Problem to work on -
For the copy, please give all of the data again exactly and leave the pictures out.

Information supplied -
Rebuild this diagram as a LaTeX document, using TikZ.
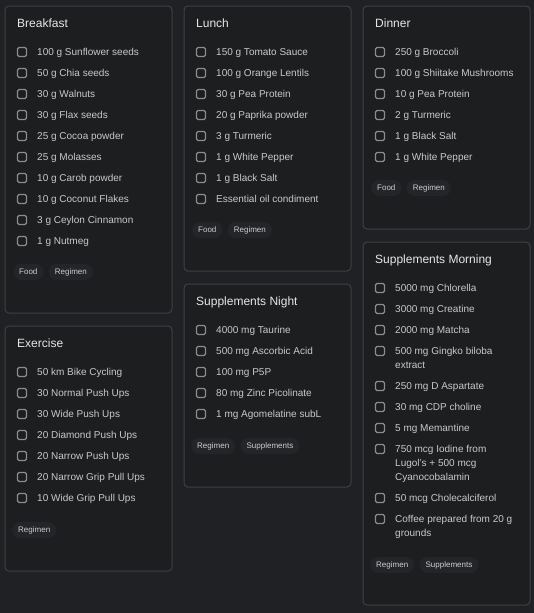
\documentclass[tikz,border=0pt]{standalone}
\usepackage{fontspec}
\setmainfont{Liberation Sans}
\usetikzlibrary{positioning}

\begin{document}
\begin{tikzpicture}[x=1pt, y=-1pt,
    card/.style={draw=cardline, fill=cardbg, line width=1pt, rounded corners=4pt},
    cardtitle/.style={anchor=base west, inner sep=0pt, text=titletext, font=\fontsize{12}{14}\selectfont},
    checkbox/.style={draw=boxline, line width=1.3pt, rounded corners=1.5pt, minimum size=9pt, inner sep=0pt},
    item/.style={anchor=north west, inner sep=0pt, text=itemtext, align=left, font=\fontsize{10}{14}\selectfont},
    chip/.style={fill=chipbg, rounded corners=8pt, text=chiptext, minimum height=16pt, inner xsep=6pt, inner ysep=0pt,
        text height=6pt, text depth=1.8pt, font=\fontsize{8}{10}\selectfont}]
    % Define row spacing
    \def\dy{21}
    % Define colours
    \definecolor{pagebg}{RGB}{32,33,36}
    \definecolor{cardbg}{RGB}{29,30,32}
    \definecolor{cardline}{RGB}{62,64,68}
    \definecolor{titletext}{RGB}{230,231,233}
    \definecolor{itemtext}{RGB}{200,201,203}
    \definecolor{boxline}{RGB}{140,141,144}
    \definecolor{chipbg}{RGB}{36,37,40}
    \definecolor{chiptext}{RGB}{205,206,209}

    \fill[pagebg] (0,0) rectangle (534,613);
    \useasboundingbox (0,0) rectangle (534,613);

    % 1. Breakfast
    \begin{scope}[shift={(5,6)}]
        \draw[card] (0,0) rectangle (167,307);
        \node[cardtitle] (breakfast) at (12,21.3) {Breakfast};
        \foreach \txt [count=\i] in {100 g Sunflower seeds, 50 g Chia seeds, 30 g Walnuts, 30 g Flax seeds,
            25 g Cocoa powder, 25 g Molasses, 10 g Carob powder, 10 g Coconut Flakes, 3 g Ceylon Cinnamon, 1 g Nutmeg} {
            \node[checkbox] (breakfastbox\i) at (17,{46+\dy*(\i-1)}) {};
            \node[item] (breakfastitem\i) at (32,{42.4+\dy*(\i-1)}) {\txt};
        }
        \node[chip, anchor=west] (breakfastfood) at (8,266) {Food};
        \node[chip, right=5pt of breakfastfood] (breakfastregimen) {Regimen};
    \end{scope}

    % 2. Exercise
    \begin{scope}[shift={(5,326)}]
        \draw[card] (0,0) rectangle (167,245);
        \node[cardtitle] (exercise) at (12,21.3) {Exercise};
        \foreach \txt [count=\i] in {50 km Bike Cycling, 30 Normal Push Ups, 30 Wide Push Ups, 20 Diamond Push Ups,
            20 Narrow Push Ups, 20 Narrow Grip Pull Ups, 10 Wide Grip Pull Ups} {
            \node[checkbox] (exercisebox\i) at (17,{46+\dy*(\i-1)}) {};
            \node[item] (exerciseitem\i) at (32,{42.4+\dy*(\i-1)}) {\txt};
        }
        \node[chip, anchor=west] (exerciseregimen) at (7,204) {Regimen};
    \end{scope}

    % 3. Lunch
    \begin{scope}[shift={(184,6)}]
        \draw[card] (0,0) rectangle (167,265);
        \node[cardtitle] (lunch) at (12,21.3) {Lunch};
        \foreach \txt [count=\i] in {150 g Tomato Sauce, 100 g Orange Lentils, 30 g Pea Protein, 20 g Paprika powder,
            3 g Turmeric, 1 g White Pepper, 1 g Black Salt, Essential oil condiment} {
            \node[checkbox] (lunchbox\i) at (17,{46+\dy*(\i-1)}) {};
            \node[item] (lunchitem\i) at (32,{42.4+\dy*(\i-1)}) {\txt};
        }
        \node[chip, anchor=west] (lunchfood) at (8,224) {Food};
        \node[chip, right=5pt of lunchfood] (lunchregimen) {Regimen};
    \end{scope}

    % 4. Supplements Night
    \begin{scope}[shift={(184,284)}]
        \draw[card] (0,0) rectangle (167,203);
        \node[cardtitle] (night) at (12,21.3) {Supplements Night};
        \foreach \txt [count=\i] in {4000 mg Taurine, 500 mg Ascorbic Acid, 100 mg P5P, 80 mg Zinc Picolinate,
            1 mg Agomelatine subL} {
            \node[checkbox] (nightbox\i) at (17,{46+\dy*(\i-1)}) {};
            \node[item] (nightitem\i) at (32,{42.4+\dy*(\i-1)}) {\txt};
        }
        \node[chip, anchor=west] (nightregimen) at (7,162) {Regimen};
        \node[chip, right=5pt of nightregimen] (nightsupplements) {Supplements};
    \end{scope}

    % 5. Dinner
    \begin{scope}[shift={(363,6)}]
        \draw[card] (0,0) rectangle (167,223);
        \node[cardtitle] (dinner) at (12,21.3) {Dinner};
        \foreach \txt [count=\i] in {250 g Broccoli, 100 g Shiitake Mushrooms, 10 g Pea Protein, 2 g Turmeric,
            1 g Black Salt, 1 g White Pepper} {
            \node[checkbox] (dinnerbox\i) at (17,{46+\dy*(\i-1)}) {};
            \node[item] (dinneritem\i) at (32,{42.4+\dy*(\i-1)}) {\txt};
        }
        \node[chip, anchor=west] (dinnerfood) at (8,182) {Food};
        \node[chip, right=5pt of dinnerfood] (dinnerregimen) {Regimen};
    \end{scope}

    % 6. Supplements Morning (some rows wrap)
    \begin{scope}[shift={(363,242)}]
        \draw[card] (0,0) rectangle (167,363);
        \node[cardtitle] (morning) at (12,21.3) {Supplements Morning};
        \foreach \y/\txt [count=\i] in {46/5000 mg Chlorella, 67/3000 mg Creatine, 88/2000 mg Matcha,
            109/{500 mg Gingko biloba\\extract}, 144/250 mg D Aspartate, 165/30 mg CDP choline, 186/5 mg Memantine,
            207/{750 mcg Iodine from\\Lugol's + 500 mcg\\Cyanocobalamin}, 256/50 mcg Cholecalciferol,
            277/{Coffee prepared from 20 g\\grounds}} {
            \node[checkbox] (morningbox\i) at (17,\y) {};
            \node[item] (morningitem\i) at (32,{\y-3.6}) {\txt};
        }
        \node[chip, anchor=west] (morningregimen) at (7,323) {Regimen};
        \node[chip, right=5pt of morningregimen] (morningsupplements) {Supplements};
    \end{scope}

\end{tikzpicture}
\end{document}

Full output -
Rebuild this diagram as a LaTeX document, using TikZ.
\documentclass[tikz,border=0pt]{standalone}
\usepackage{fontspec}
\setmainfont{Liberation Sans}
\usetikzlibrary{positioning}

\begin{document}
\begin{tikzpicture}[x=1pt, y=-1pt,
    card/.style={draw=cardline, fill=cardbg, line width=1pt, rounded corners=4pt},
    cardtitle/.style={anchor=base west, inner sep=0pt, text=titletext, font=\fontsize{12}{14}\selectfont},
    checkbox/.style={draw=boxline, line width=1.3pt, rounded corners=1.5pt, minimum size=9pt, inner sep=0pt},
    item/.style={anchor=north west, inner sep=0pt, text=itemtext, align=left, font=\fontsize{10}{14}\selectfont},
    chip/.style={fill=chipbg, rounded corners=8pt, text=chiptext, minimum height=16pt, inner xsep=6pt, inner ysep=0pt,
        text height=6pt, text depth=1.8pt, font=\fontsize{8}{10}\selectfont}]
    % Define row spacing
    \def\dy{21}
    % Define colours
    \definecolor{pagebg}{RGB}{32,33,36}
    \definecolor{cardbg}{RGB}{29,30,32}
    \definecolor{cardline}{RGB}{62,64,68}
    \definecolor{titletext}{RGB}{230,231,233}
    \definecolor{itemtext}{RGB}{200,201,203}
    \definecolor{boxline}{RGB}{140,141,144}
    \definecolor{chipbg}{RGB}{36,37,40}
    \definecolor{chiptext}{RGB}{205,206,209}

    \fill[pagebg] (0,0) rectangle (534,613);
    \useasboundingbox (0,0) rectangle (534,613);

    % 1. Breakfast
    \begin{scope}[shift={(5,6)}]
        \draw[card] (0,0) rectangle (167,307);
        \node[cardtitle] (breakfast) at (12,21.3) {Breakfast};
        \foreach \txt [count=\i] in {100 g Sunflower seeds, 50 g Chia seeds, 30 g Walnuts, 30 g Flax seeds,
            25 g Cocoa powder, 25 g Molasses, 10 g Carob powder, 10 g Coconut Flakes, 3 g Ceylon Cinnamon, 1 g Nutmeg} {
            \node[checkbox] (breakfastbox\i) at (17,{46+\dy*(\i-1)}) {};
            \node[item] (breakfastitem\i) at (32,{42.4+\dy*(\i-1)}) {\txt};
        }
        \node[chip, anchor=west] (breakfastfood) at (8,266) {Food};
        \node[chip, right=5pt of breakfastfood] (breakfastregimen) {Regimen};
    \end{scope}

    % 2. Exercise
    \begin{scope}[shift={(5,326)}]
        \draw[card] (0,0) rectangle (167,245);
        \node[cardtitle] (exercise) at (12,21.3) {Exercise};
        \foreach \txt [count=\i] in {50 km Bike Cycling, 30 Normal Push Ups, 30 Wide Push Ups, 20 Diamond Push Ups,
            20 Narrow Push Ups, 20 Narrow Grip Pull Ups, 10 Wide Grip Pull Ups} {
            \node[checkbox] (exercisebox\i) at (17,{46+\dy*(\i-1)}) {};
            \node[item] (exerciseitem\i) at (32,{42.4+\dy*(\i-1)}) {\txt};
        }
        \node[chip, anchor=west] (exerciseregimen) at (7,204) {Regimen};
    \end{scope}

    % 3. Lunch
    \begin{scope}[shift={(184,6)}]
        \draw[card] (0,0) rectangle (167,265);
        \node[cardtitle] (lunch) at (12,21.3) {Lunch};
        \foreach \txt [count=\i] in {150 g Tomato Sauce, 100 g Orange Lentils, 30 g Pea Protein, 20 g Paprika powder,
            3 g Turmeric, 1 g White Pepper, 1 g Black Salt, Essential oil condiment} {
            \node[checkbox] (lunchbox\i) at (17,{46+\dy*(\i-1)}) {};
            \node[item] (lunchitem\i) at (32,{42.4+\dy*(\i-1)}) {\txt};
        }
        \node[chip, anchor=west] (lunchfood) at (8,224) {Food};
        \node[chip, right=5pt of lunchfood] (lunchregimen) {Regimen};
    \end{scope}

    % 4. Supplements Night
    \begin{scope}[shift={(184,284)}]
        \draw[card] (0,0) rectangle (167,203);
        \node[cardtitle] (night) at (12,21.3) {Supplements Night};
        \foreach \txt [count=\i] in {4000 mg Taurine, 500 mg Ascorbic Acid, 100 mg P5P, 80 mg Zinc Picolinate,
            1 mg Agomelatine subL} {
            \node[checkbox] (nightbox\i) at (17,{46+\dy*(\i-1)}) {};
            \node[item] (nightitem\i) at (32,{42.4+\dy*(\i-1)}) {\txt};
        }
        \node[chip, anchor=west] (nightregimen) at (7,162) {Regimen};
        \node[chip, right=5pt of nightregimen] (nightsupplements) {Supplements};
    \end{scope}

    % 5. Dinner
    \begin{scope}[shift={(363,6)}]
        \draw[card] (0,0) rectangle (167,223);
        \node[cardtitle] (dinner) at (12,21.3) {Dinner};
        \foreach \txt [count=\i] in {250 g Broccoli, 100 g Shiitake Mushrooms, 10 g Pea Protein, 2 g Turmeric,
            1 g Black Salt, 1 g White Pepper} {
            \node[checkbox] (dinnerbox\i) at (17,{46+\dy*(\i-1)}) {};
            \node[item] (dinneritem\i) at (32,{42.4+\dy*(\i-1)}) {\txt};
        }
        \node[chip, anchor=west] (dinnerfood) at (8,182) {Food};
        \node[chip, right=5pt of dinnerfood] (dinnerregimen) {Regimen};
    \end{scope}

    % 6. Supplements Morning (some rows wrap)
    \begin{scope}[shift={(363,242)}]
        \draw[card] (0,0) rectangle (167,363);
        \node[cardtitle] (morning) at (12,21.3) {Supplements Morning};
        \foreach \y/\txt [count=\i] in {46/5000 mg Chlorella, 67/3000 mg Creatine, 88/2000 mg Matcha,
            109/{500 mg Gingko biloba\\extract}, 144/250 mg D Aspartate, 165/30 mg CDP choline, 186/5 mg Memantine,
            207/{750 mcg Iodine from\\Lugol's + 500 mcg\\Cyanocobalamin}, 256/50 mcg Cholecalciferol,
            277/{Coffee prepared from 20 g\\grounds}} {
            \node[checkbox] (morningbox\i) at (17,\y) {};
            \node[item] (morningitem\i) at (32,{\y-3.6}) {\txt};
        }
        \node[chip, anchor=west] (morningregimen) at (7,323) {Regimen};
        \node[chip, right=5pt of morningregimen] (morningsupplements) {Supplements};
    \end{scope}

\end{tikzpicture}
\end{document}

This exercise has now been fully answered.